If you're going to bash the big banks, bash them about the right thing – NEWS.com.au (blog)


You lost a noticeable amount of money yesterday when the big four banks opted not to pass on the full rate cut.

The big four banks are raking it in. But should that really be a problem?

AUSTRALIA needs to stop bashing the banks for being profitable. We need robustly healthy banks — the alternative is far, far worse.

Don’t bash them for not passing on every interest rate cut in full, either. They are also paying interest rates on deposits, and yes, they are raising some deposit rates. Look at the gap between banks’ deposit rates and lending rates — it is still low in historical terms.

The picture doesn’t look so rosie when you look at it like this. Source: Banks’ financial reports / RBA

The picture doesn’t look so rosie when you look at it like this. Source: Banks’ financial reports / RBASource:Supplied

Banks that keep cutting lending rates are banks that also keep cutting deposit rates. Aussies save a lot, and if interest rates only go down, anyone saving money — from young people saving for a house to old people saving for retirement — is hurt. Most of the money in Australia’s banks comes from Australian depositors, up from less than half before the global financial crisis, as this next graph shows.

Source: APRA / RBA / Standard and Poor’s.

Source: APRA / RBA / Standard and Poor’s.Source:Supplied

Those domestic deposits are a safe and reliable way for banks to get funding. But they cost more than cheap global funds.

BASH WELL, BASH WISELY

I’m not saying bank bashing — practically our national sport — should be discouraged. Instead, it should proceed in a targeted fashion, hitting them where they really do have weak spots.

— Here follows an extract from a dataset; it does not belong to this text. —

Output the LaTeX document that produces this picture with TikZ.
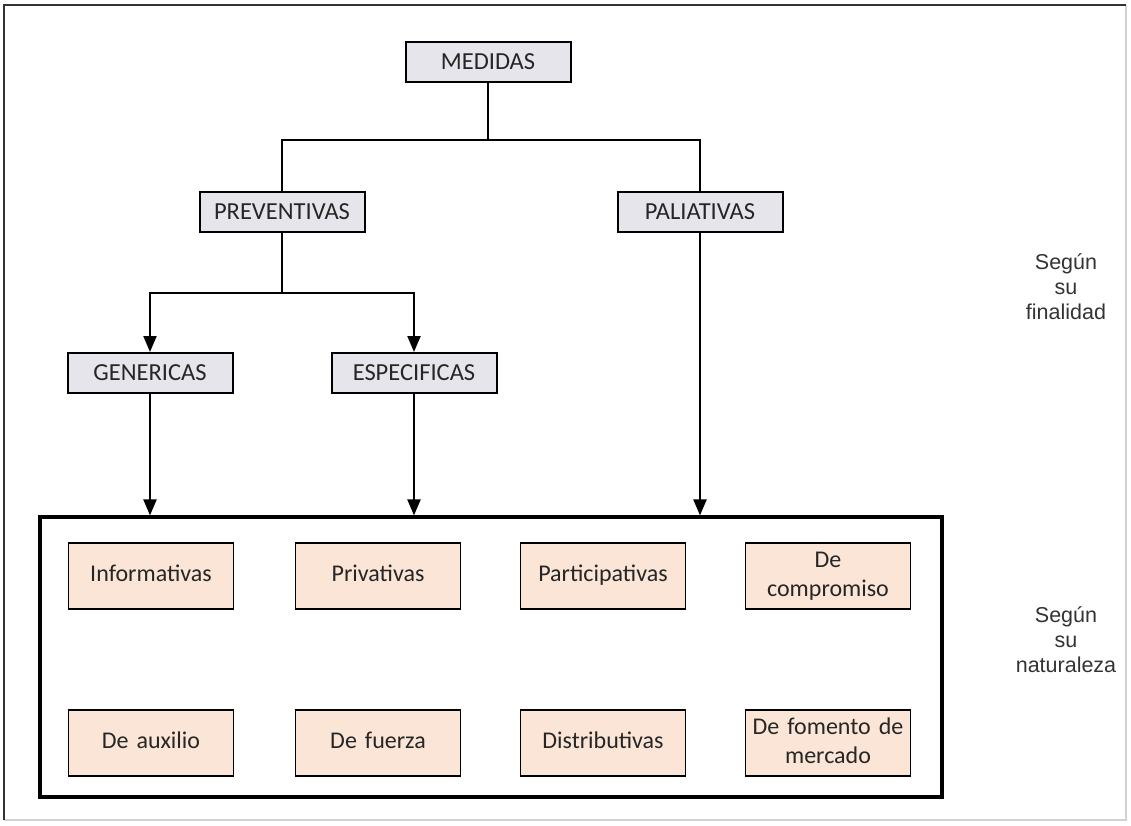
\documentclass[tikz,border=0pt]{standalone}
\usepackage{fontspec}
\setmainfont{Carlito}
\newfontfamily\arialfont{Liberation Sans}
\usetikzlibrary{arrows.meta}
\definecolor{boxgray}{RGB}{229,229,235}
\definecolor{boxpeach}{RGB}{251,229,214}
\tikzstyle{medida}=[rectangle, draw, line width=2pt, fill=boxgray, text=black!85,
  minimum width=165pt, minimum height=40pt, inner sep=0pt, font=\fontsize{24.5}{30}\selectfont]
\tikzstyle{tipo}=[rectangle, draw, line width=1.7pt, fill=boxpeach, text=black!85,
  minimum width=165pt, minimum height=66pt, text width=162pt, align=center,
  inner sep=0pt, font=\fontsize{24}{29}\selectfont,
  execute at begin node=\strut, execute at end node=\strut]
\tikzstyle{criterio}=[align=center, text=black!80, font=\arialfont\fontsize{21.5}{25}\selectfont]
\newcommand{\medida}{\node[medida]}
\newcommand{\tipo}{\node[tipo]}

\begin{document}
\begin{tikzpicture}[x=1pt, y=-1pt, line width=2.2pt
  ,>={Triangle[length=16pt,width=13pt]}
]
\useasboundingbox (0,0) rectangle (1131,825);
% frame
\draw[gray!35, line width=1.5pt] (1126,5) -- (1126,820) -- (4,820);
\draw[black!80, line width=2pt] (4,820) -- (4,5) -- (1126,5);

\medida (medidas)     at (488, 62) {MEDIDAS};
\medida (preventivas) at (282,212) {PREVENTIVAS};
\medida (paliativas)  at (700,212) {PALIATIVAS};
\medida (genericas)   at (150,373) {GENERICAS};
\medida (especificas) at (414,373) {ESPECIFICAS};

\node[draw, line width=3.2pt, minimum width=902pt, minimum height=280pt] (naturaleza) at (491,657) {};
\tipo (informativas)   at (151,576) {Informativas};
\tipo (privativas)     at (378,576) {Privativas};
\tipo (participativas) at (603,576) {Participativas};
\tipo (compromiso)     at (828,576) {De\\compromiso};
\tipo (auxilio)        at (151,743) {De auxilio};
\tipo (fuerza)         at (378,743) {De fuerza};
\tipo (distributivas)  at (603,743) {Distributivas};
\tipo (fomento)        at (828,743) {De fomento de\\mercado};

\node[criterio] (segfinalidad)  at (1066,287) {Según\\su\\finalidad};
\node[criterio] (segnaturaleza) at (1066,640) {Según\\su\\naturaleza};

\coordinate (j1) at (488,140);
\coordinate (j2) at (282,293);
\draw (medidas) -- (j1);
\draw (preventivas) |- (j1) -| (paliativas);
\draw (preventivas) -- (j2);
\draw[->] (j2) -| (genericas);
\draw[->] (j2) -| (especificas);
\draw[->] (genericas) -- (genericas |- naturaleza.north);
\draw[->] (especificas) -- (especificas |- naturaleza.north);
\draw[->] (paliativas) -- (paliativas |- naturaleza.north);
\end{tikzpicture}
\end{document}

Australia regulates the banking sector reasonably firmly. Our banks are stable, well capitalised and forbidden from merging. They also benefit from government guarantees on deposits. The banks know the Federal Government will bail them out long before they are a chance of going under.

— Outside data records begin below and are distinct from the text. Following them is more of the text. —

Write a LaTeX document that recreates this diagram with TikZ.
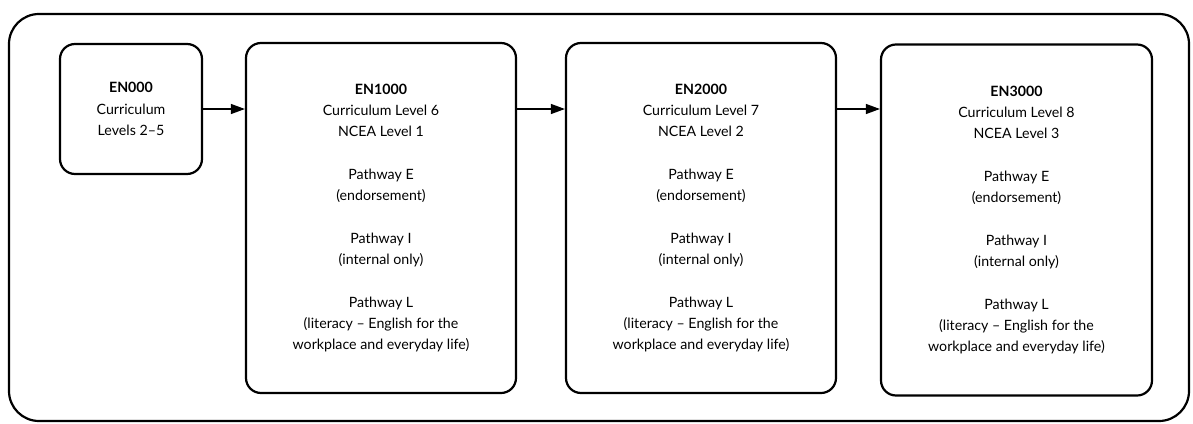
\documentclass[tikz,border=0pt]{standalone}
\usepackage{fontspec}
\setmainfont{Lato}
\usetikzlibrary{arrows.meta}

\begin{document}
\begin{tikzpicture}[x=1pt, y=-1pt,
    course/.style={draw, line width=2.2pt, rounded corners=15pt, align=center,
      inner sep=0pt, font=\fontsize{14.2}{21.3}\selectfont},
    link/.style={line width=1.2pt, -{Triangle[length=14pt, width=10pt]}}]

    \useasboundingbox (0, 0) rectangle (1193, 423);

    % Frame
    \draw[line width=2.2pt, rounded corners=30pt] (9, 14) rectangle (1189, 421);

    % Courses
    \node[course, minimum width=142pt, minimum height=130pt] (EN000) at (131, 109)
    {\textbf{EN000}\\Curriculum\\Levels 2--5};
    \node[course, minimum width=270pt, minimum height=350pt] (EN1000) at (381, 218)
    {\textbf{EN1000}\\Curriculum Level 6\\NCEA Level 1\\[21.3pt]
    Pathway E\\(endorsement)\\[21.3pt]
    Pathway I\\(internal only)\\[21.3pt]
    Pathway L\\(literacy -- English for the\\workplace and everyday life)};
    \node[course, minimum width=270pt, minimum height=350pt] (EN2000) at (701, 218)
    {\textbf{EN2000}\\Curriculum Level 7\\NCEA Level 2\\[21.3pt]
    Pathway E\\(endorsement)\\[21.3pt]
    Pathway I\\(internal only)\\[21.3pt]
    Pathway L\\(literacy -- English for the\\workplace and everyday life)};
    \node[course, minimum width=271pt, minimum height=351pt] (EN3000) at (1016.5, 220)
    {\textbf{EN3000}\\Curriculum Level 8\\NCEA Level 3\\[21.3pt]
    Pathway E\\(endorsement)\\[21.3pt]
    Pathway I\\(internal only)\\[21.3pt]
    Pathway L\\(literacy -- English for the\\workplace and everyday life)};

    \draw[link] (EN000.east) -- (EN000.east -| EN1000.west);
    \draw[link] (EN1000.east |- EN000.east) -- (EN2000.west |- EN000.east);
    \draw[link] (EN2000.east |- EN000.east) -- (EN3000.west |- EN000.east);

\end{tikzpicture}
\end{document}
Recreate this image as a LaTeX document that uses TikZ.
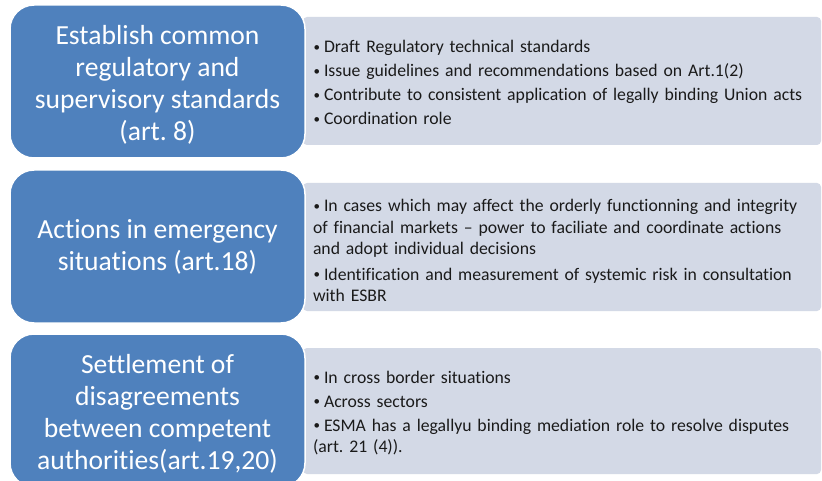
\documentclass[tikz,border=0pt]{standalone}
\usepackage{fontspec}
\setmainfont{Carlito}[Ligatures={NoCommon,NoContextual}]
\frenchspacing
\definecolor{headblue}{HTML}{4F81BD}
\definecolor{listgray}{HTML}{D3D9E6}
\definecolor{listtext}{HTML}{1A1A1A}
% bullet item with hanging indent
\newcommand\listitem{\par\hangindent=11pt\hangafter=1\noindent
  \makebox[11pt][l]{\hspace{0.5pt}\raisebox{1.2pt}{\fontsize{13}{13}\selectfont\textbullet}}}
\tikzset{
  headbox/.style={fill=headblue, draw=white, line width=1.5pt, rounded corners=24pt,
    minimum width=295pt, minimum height=153pt, inner sep=0pt},
  headtext/.style={text=white, align=center, inner sep=0pt,
    font=\fontsize{27.6}{32}\selectfont},
  listbox/.style={fill=listgray, rounded corners=4pt,
    minimum width=518pt, minimum height=128pt, inner sep=0pt},
  listtext/.style={anchor=west, text width=498pt, inner sep=0pt,
    text=listtext, align=left, font=\fontsize{17.7}{21.5}\selectfont}
}
\begin{document}
\begin{tikzpicture}[x=1pt, y=-1pt]
  \useasboundingbox (0,0) rectangle (822,481);
  \clip (0,0) rectangle (822,481);
  \fill[white] (0,0) rectangle (822,481);

  % detail panels
  \node[listbox] (g1) at (562,81) {};
  \node[listbox] (g2) at (562,247) {};
  \node[listbox, minimum height=126pt] (g3) at (562,411) {};

  \node[listtext] (l1) at ([xshift=10pt, yshift=4pt]g1.west) {\setlength\parskip{2.5pt}%
    \listitem Draft Regulatory technical standards
    \listitem Issue guidelines and recommendations based on Art.1(2)
    \listitem Contribute to consistent application of legally binding Union acts
    \listitem Coordination role};
  \node[listtext] (l2) at ([xshift=10pt, yshift=3pt]g2.west) {\setlength\parskip{4pt}%
    \listitem In cases which may affect the orderly functionning and integrity\\
    of financial markets -- power to faciliate and coordinate actions\\
    and adopt individual decisions
    \listitem Identification and measurement of systemic risk in consultation\\
    with ESBR};
  \node[listtext] (l3) at ([xshift=10pt, yshift=4pt]g3.west) {\setlength\parskip{2.5pt}%
    \listitem In cross border situations
    \listitem Across sectors
    \listitem ESMA has a legallyu binding mediation role to resolve disputes\\
    (art. 21 (4)).};

  % headline boxes
  \node[headbox] (b1) at (157.5,81.5) {};
  \node[headbox] (b2) at (157.5,246.5) {};
  \node[headbox] (b3) at (157.5,410.5) {};

  \node[headtext] (h1) at ([yshift=-3pt]b1.center) {Establish common\\regulatory and\\supervisory standards\\(art. 8)};
  \node[headtext] (h2) at (b2.center) {Actions in emergency\\situations (art.18)};
  \node[headtext] (h3) at ([yshift=-3pt]b3.center) {Settlement of\\disagreements\\between competent\\authorities(art.19,20)};
\end{tikzpicture}
\end{document}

But our banks carry on a range of businesses that aren’t basic borrowing and lending. They provide financial advice, investment banking, and insurance.

All of these are risky pursuits, and in all of them, our banks have become enmeshed in scandal.

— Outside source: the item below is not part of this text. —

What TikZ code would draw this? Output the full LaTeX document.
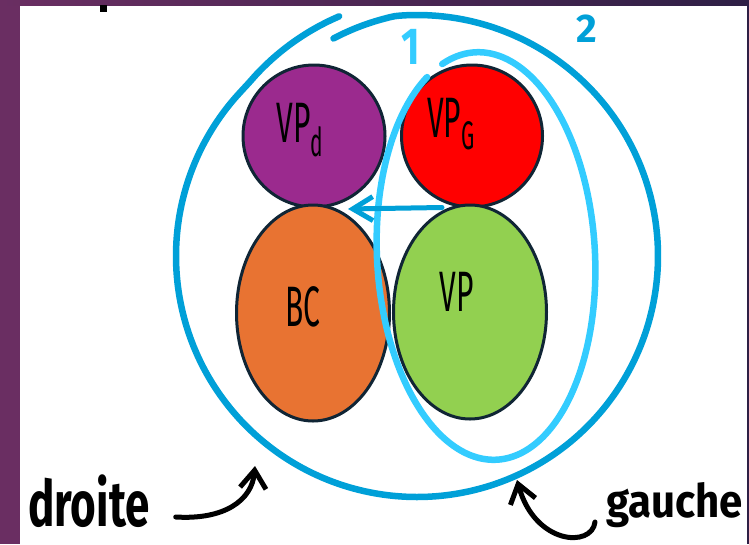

— ANZ and Westpac have been caught allegedly rigging interbank rates.

— An NAB employee was caught doing insider trading with ABS data supplied by a friend. (He used his ill-gotten gains to buy an apartment from TV show The Block).

— CBA customers lost hundreds of millions of dollars due to dodgy financial advice.

All these scandals create risk — financial and reputational — that could spill over to the main banking business. Which we, the taxpayer, would bail out in the case of disaster. Essentially, banks are using their extremely secure positions to engage in risky non-core businesses that fatten their bottom line.

The idea we are immune from a financial disaster is fanciful. If Australia is going to encourage large bank profits in pursuit of financial stability, we should discourage, at the same time, banks getting involved in risky side-businesses.

Australia had a major financial system inquiry in 2014. While the inquiry was underway, its head, former CBA CEO David Murray, hinted at the prospect of splitting investment banking from the regular workaday business of deposits and loans (known as retail banking). No such recommendation ever made the final report.

Splitting retail banking off from investment banking could make very good sense. US regulation, known as the Glass-Steagall act, did exactly that with great effect.

As this graph shows, there were scarcely any bank crashes during the years of heavy regulation. Source: The Conversation

As this graph shows, there were scarcely any bank crashes during the years of heavy regulation. Source: The ConversationSource:Supplied

Australia needs healthy, profitable banks, because it needs low-risk banks.

The problem in Australia’s banks is not profits in the core businesses of deposits and loans. The problem is everything else.